Starting from the line that contains "Convert this chart to Plotly code.", copy every line exactly until the line that contains "3.96, 4.13, 4.37, 4.61, 5.41, 6.4, 7.2]", which is also included.

-- Start DATA PROVIDED --

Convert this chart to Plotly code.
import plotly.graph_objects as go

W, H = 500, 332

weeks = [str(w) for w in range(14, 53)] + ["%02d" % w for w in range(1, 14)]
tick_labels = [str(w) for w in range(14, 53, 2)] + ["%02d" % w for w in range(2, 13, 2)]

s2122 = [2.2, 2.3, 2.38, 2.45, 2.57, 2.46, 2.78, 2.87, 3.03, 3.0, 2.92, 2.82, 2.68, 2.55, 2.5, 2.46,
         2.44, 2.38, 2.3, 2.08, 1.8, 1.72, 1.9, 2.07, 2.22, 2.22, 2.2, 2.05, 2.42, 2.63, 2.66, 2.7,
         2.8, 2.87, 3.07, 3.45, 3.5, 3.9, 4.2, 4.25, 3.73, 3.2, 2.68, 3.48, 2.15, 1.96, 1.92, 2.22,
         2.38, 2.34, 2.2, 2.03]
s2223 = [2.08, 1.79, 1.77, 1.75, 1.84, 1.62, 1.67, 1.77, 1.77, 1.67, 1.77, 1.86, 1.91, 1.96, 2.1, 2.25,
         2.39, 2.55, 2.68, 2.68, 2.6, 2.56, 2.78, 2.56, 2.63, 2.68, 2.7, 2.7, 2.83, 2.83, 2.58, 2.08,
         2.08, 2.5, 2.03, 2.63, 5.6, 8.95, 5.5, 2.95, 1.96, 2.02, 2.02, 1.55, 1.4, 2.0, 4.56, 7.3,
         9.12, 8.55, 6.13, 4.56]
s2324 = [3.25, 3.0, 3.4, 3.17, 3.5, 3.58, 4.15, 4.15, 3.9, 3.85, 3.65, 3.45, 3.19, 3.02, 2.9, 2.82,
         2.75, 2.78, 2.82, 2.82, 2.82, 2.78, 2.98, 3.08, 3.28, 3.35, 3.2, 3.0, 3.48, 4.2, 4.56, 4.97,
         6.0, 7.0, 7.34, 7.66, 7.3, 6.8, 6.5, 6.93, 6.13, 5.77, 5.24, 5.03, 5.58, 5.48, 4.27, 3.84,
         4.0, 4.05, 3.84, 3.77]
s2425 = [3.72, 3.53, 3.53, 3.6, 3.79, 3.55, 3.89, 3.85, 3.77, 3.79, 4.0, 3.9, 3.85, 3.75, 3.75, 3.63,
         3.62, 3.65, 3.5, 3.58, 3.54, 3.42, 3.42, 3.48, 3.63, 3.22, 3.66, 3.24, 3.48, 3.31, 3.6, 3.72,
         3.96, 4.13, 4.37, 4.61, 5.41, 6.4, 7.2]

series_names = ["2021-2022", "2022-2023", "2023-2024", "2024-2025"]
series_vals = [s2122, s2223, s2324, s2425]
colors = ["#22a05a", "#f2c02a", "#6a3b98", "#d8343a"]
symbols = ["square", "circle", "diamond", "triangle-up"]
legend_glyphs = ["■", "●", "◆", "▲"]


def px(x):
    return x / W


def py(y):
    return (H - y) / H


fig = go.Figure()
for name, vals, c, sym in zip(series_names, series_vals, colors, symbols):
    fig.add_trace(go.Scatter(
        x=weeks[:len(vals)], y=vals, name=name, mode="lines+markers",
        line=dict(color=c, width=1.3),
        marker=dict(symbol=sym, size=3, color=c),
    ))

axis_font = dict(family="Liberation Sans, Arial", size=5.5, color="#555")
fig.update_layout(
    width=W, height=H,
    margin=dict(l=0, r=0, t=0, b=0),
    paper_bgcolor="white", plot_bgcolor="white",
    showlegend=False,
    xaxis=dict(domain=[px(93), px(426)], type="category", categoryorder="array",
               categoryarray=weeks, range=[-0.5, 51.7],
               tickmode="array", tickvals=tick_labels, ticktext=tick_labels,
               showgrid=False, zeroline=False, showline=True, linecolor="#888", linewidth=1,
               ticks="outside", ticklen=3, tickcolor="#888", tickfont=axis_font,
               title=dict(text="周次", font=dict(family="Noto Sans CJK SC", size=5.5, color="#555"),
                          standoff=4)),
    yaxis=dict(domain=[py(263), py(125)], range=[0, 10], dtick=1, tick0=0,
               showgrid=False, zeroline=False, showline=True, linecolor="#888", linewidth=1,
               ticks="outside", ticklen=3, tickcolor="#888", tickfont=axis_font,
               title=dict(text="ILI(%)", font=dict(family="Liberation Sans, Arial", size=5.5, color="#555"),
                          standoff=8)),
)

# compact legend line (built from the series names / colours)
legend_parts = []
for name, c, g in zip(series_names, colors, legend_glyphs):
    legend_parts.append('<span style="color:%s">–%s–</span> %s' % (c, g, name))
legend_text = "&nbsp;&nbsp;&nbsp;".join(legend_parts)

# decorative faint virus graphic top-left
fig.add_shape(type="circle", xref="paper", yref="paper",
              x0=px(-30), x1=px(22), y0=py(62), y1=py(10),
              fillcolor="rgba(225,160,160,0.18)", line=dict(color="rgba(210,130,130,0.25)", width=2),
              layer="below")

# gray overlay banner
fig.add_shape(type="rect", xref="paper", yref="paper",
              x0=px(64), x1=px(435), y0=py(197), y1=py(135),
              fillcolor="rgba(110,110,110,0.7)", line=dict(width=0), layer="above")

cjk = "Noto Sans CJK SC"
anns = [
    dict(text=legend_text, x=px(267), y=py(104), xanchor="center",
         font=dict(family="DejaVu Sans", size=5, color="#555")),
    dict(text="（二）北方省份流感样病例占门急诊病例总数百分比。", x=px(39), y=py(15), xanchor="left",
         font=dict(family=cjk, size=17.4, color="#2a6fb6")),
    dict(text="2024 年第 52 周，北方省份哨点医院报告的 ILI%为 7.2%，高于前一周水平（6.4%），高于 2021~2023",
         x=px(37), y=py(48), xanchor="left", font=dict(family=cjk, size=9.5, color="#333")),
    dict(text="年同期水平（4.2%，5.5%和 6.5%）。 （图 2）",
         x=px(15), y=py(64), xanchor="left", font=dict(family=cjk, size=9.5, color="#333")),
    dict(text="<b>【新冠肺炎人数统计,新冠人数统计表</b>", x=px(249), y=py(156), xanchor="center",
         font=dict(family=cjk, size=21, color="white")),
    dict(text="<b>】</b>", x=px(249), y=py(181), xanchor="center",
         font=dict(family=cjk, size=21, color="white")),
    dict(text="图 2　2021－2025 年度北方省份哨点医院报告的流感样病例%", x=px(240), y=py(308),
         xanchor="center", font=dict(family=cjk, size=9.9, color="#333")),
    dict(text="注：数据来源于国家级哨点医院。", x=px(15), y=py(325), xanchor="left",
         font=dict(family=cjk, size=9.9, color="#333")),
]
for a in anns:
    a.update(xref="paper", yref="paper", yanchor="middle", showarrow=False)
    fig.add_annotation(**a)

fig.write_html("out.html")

-- End DATA PROVIDED --
-- Start DATA PROVIDED --

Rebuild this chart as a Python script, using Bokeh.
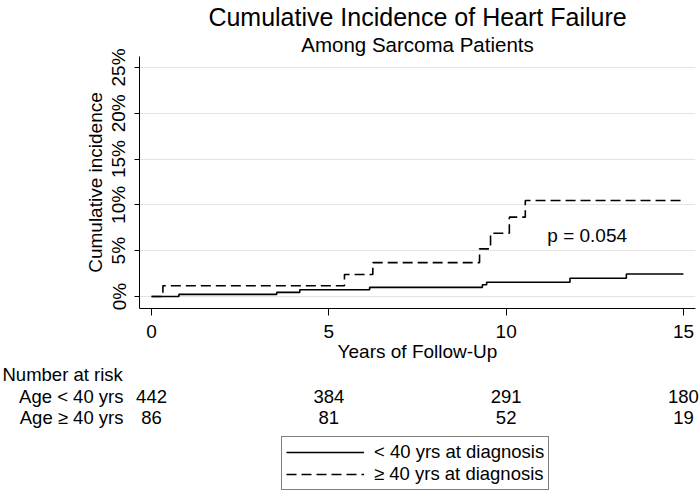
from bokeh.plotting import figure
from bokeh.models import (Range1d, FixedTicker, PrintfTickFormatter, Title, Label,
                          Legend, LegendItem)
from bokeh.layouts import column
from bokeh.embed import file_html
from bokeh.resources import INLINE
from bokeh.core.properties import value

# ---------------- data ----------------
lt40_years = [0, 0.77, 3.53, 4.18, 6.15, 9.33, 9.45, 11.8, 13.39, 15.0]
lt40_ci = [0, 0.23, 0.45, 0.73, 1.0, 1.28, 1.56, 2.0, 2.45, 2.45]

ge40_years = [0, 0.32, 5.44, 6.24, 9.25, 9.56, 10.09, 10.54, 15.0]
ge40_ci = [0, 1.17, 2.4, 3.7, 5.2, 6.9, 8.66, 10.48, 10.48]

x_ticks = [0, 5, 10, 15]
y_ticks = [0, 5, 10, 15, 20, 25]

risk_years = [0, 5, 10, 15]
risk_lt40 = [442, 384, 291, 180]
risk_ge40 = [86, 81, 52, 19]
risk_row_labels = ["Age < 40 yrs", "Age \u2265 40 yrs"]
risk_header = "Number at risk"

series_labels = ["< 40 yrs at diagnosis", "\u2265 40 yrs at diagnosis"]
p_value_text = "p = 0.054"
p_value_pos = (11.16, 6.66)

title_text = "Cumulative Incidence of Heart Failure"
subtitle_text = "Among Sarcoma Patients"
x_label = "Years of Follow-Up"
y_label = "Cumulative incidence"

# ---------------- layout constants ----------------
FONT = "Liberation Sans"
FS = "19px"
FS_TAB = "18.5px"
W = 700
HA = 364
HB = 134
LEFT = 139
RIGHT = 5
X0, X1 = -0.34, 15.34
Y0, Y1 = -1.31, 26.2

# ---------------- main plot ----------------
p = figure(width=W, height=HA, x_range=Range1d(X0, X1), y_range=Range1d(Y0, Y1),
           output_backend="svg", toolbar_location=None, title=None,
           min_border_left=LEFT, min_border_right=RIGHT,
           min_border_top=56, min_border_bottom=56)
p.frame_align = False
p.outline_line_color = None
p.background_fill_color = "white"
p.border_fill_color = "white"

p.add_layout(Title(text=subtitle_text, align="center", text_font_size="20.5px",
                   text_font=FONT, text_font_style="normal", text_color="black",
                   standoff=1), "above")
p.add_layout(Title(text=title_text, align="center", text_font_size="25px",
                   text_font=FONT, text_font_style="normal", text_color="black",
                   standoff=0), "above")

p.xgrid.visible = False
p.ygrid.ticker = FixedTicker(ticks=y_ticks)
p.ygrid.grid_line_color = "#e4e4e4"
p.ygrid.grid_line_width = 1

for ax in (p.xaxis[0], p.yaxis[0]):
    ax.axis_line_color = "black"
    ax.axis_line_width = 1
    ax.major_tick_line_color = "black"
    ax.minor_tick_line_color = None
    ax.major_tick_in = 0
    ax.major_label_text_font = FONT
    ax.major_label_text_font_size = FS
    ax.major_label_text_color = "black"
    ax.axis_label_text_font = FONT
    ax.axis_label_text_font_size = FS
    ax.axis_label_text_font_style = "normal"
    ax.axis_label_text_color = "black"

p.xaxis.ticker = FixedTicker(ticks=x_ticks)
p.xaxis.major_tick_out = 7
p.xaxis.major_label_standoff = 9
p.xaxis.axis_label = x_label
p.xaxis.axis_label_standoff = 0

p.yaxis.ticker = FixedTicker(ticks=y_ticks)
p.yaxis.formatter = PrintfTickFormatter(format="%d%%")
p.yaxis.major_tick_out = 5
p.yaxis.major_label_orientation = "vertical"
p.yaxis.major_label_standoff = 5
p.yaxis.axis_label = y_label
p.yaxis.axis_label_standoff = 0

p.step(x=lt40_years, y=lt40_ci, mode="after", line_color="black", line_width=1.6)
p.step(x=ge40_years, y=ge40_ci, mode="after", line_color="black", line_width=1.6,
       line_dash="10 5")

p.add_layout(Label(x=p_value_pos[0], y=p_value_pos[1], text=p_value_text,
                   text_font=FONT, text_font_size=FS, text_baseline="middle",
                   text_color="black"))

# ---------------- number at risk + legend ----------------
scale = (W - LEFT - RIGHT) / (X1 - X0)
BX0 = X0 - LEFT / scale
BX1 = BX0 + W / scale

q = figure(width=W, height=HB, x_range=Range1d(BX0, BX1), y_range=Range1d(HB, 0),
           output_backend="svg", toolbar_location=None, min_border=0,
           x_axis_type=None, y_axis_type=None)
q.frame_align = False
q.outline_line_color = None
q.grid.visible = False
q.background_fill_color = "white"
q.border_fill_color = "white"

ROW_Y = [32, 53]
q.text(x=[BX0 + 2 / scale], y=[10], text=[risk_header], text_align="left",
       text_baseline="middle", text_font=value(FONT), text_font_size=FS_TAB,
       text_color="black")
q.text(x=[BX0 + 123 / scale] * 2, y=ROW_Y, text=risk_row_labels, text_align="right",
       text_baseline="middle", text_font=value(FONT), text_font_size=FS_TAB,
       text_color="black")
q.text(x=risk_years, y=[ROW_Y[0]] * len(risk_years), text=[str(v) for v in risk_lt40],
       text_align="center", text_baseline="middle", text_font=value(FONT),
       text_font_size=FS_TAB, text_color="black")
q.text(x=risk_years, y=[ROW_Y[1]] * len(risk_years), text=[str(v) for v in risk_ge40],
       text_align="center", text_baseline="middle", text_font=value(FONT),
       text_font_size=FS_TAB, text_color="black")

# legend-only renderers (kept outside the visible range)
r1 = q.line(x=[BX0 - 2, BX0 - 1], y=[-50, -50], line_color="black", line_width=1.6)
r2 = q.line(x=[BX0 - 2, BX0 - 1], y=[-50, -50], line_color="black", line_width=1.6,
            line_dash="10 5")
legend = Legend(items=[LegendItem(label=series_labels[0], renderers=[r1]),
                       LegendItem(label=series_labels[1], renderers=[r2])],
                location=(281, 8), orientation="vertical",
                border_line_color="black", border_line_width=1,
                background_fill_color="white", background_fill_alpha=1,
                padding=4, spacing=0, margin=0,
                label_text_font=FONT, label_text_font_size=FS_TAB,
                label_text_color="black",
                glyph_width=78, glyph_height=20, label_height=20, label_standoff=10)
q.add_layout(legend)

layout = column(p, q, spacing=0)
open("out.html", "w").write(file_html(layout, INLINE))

-- End DATA PROVIDED --

- [REPLY]
Convert this chart to Plotly code.
import plotly.graph_objects as go

W, H = 500, 332

weeks = [str(w) for w in range(14, 53)] + ["%02d" % w for w in range(1, 14)]
tick_labels = [str(w) for w in range(14, 53, 2)] + ["%02d" % w for w in range(2, 13, 2)]

s2122 = [2.2, 2.3, 2.38, 2.45, 2.57, 2.46, 2.78, 2.87, 3.03, 3.0, 2.92, 2.82, 2.68, 2.55, 2.5, 2.46,
         2.44, 2.38, 2.3, 2.08, 1.8, 1.72, 1.9, 2.07, 2.22, 2.22, 2.2, 2.05, 2.42, 2.63, 2.66, 2.7,
         2.8, 2.87, 3.07, 3.45, 3.5, 3.9, 4.2, 4.25, 3.73, 3.2, 2.68, 3.48, 2.15, 1.96, 1.92, 2.22,
         2.38, 2.34, 2.2, 2.03]
s2223 = [2.08, 1.79, 1.77, 1.75, 1.84, 1.62, 1.67, 1.77, 1.77, 1.67, 1.77, 1.86, 1.91, 1.96, 2.1, 2.25,
         2.39, 2.55, 2.68, 2.68, 2.6, 2.56, 2.78, 2.56, 2.63, 2.68, 2.7, 2.7, 2.83, 2.83, 2.58, 2.08,
         2.08, 2.5, 2.03, 2.63, 5.6, 8.95, 5.5, 2.95, 1.96, 2.02, 2.02, 1.55, 1.4, 2.0, 4.56, 7.3,
         9.12, 8.55, 6.13, 4.56]
s2324 = [3.25, 3.0, 3.4, 3.17, 3.5, 3.58, 4.15, 4.15, 3.9, 3.85, 3.65, 3.45, 3.19, 3.02, 2.9, 2.82,
         2.75, 2.78, 2.82, 2.82, 2.82, 2.78, 2.98, 3.08, 3.28, 3.35, 3.2, 3.0, 3.48, 4.2, 4.56, 4.97,
         6.0, 7.0, 7.34, 7.66, 7.3, 6.8, 6.5, 6.93, 6.13, 5.77, 5.24, 5.03, 5.58, 5.48, 4.27, 3.84,
         4.0, 4.05, 3.84, 3.77]
s2425 = [3.72, 3.53, 3.53, 3.6, 3.79, 3.55, 3.89, 3.85, 3.77, 3.79, 4.0, 3.9, 3.85, 3.75, 3.75, 3.63,
         3.62, 3.65, 3.5, 3.58, 3.54, 3.42, 3.42, 3.48, 3.63, 3.22, 3.66, 3.24, 3.48, 3.31, 3.6, 3.72,
         3.96, 4.13, 4.37, 4.61, 5.41, 6.4, 7.2]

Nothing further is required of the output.